» WRITTEN REQUEST:
Pictures stay out of the copy; set down each line of the listing below exactly.
** begin GIVEN MATERIAL **
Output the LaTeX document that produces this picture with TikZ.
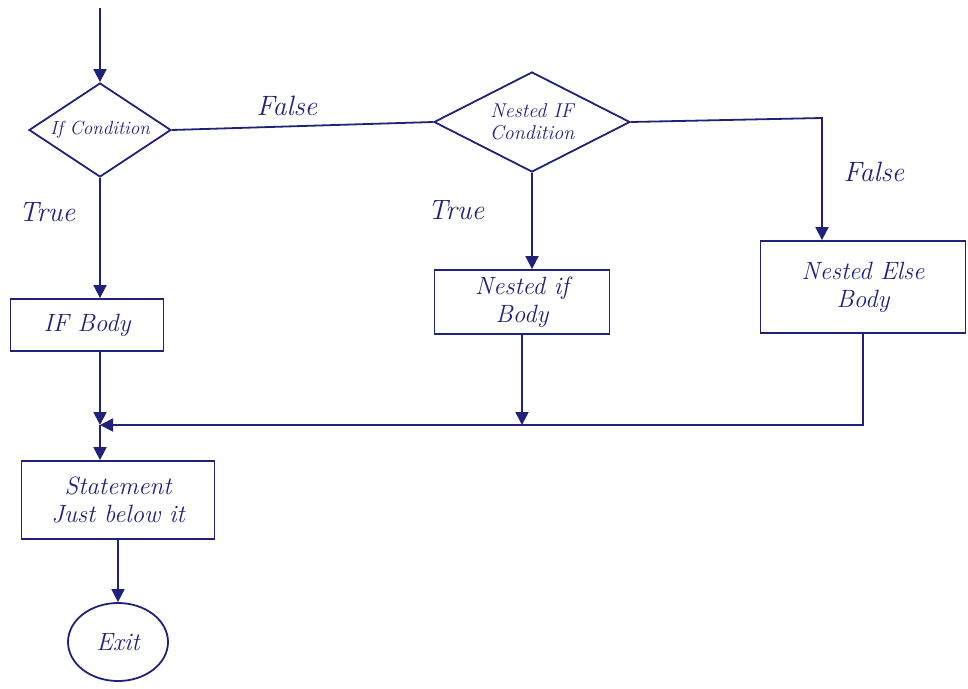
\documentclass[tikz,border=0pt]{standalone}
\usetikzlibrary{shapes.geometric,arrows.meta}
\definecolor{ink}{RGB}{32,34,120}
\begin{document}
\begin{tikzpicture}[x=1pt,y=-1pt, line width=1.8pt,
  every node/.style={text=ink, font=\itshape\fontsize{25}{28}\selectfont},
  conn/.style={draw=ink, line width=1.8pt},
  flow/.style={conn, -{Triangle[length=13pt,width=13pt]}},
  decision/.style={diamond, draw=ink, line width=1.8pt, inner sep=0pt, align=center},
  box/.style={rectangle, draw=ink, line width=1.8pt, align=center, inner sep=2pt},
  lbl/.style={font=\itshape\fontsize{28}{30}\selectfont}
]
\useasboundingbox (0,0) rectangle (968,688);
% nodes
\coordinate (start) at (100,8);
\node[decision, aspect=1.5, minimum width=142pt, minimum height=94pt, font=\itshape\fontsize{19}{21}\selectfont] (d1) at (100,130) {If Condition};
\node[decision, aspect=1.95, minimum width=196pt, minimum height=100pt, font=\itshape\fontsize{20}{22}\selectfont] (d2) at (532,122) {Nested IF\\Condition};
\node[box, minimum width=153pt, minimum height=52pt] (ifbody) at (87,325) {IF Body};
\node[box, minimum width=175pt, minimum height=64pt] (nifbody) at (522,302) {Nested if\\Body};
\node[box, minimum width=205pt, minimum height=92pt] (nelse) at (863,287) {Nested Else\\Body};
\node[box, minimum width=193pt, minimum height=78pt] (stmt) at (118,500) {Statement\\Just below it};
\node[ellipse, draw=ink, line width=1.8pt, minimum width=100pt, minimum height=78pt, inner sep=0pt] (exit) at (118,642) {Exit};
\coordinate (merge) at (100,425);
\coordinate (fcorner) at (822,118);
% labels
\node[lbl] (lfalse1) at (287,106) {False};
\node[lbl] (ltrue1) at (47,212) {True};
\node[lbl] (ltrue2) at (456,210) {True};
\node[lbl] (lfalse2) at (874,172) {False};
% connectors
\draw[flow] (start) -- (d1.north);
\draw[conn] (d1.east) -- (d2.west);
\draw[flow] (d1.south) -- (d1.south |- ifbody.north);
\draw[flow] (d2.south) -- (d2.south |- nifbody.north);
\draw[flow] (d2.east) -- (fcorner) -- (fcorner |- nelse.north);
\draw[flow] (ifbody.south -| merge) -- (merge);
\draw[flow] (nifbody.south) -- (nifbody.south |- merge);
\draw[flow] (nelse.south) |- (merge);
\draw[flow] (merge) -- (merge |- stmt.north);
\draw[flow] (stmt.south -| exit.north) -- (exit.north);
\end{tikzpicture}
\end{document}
** end GIVEN MATERIAL **
» COMPLETE ANSWER:
Output the LaTeX document that produces this picture with TikZ.
\documentclass[tikz,border=0pt]{standalone}
\usetikzlibrary{shapes.geometric,arrows.meta}
\definecolor{ink}{RGB}{32,34,120}
\begin{document}
\begin{tikzpicture}[x=1pt,y=-1pt, line width=1.8pt,
  every node/.style={text=ink, font=\itshape\fontsize{25}{28}\selectfont},
  conn/.style={draw=ink, line width=1.8pt},
  flow/.style={conn, -{Triangle[length=13pt,width=13pt]}},
  decision/.style={diamond, draw=ink, line width=1.8pt, inner sep=0pt, align=center},
  box/.style={rectangle, draw=ink, line width=1.8pt, align=center, inner sep=2pt},
  lbl/.style={font=\itshape\fontsize{28}{30}\selectfont}
]
\useasboundingbox (0,0) rectangle (968,688);
% nodes
\coordinate (start) at (100,8);
\node[decision, aspect=1.5, minimum width=142pt, minimum height=94pt, font=\itshape\fontsize{19}{21}\selectfont] (d1) at (100,130) {If Condition};
\node[decision, aspect=1.95, minimum width=196pt, minimum height=100pt, font=\itshape\fontsize{20}{22}\selectfont] (d2) at (532,122) {Nested IF\\Condition};
\node[box, minimum width=153pt, minimum height=52pt] (ifbody) at (87,325) {IF Body};
\node[box, minimum width=175pt, minimum height=64pt] (nifbody) at (522,302) {Nested if\\Body};
\node[box, minimum width=205pt, minimum height=92pt] (nelse) at (863,287) {Nested Else\\Body};
\node[box, minimum width=193pt, minimum height=78pt] (stmt) at (118,500) {Statement\\Just below it};
\node[ellipse, draw=ink, line width=1.8pt, minimum width=100pt, minimum height=78pt, inner sep=0pt] (exit) at (118,642) {Exit};
\coordinate (merge) at (100,425);
\coordinate (fcorner) at (822,118);
% labels
\node[lbl] (lfalse1) at (287,106) {False};
\node[lbl] (ltrue1) at (47,212) {True};
\node[lbl] (ltrue2) at (456,210) {True};
\node[lbl] (lfalse2) at (874,172) {False};
% connectors
\draw[flow] (start) -- (d1.north);
\draw[conn] (d1.east) -- (d2.west);
\draw[flow] (d1.south) -- (d1.south |- ifbody.north);
\draw[flow] (d2.south) -- (d2.south |- nifbody.north);
\draw[flow] (d2.east) -- (fcorner) -- (fcorner |- nelse.north);
\draw[flow] (ifbody.south -| merge) -- (merge);
\draw[flow] (nifbody.south) -- (nifbody.south |- merge);
\draw[flow] (nelse.south) |- (merge);
\draw[flow] (merge) -- (merge |- stmt.north);
\draw[flow] (stmt.south -| exit.north) -- (exit.north);
\end{tikzpicture}
\end{document}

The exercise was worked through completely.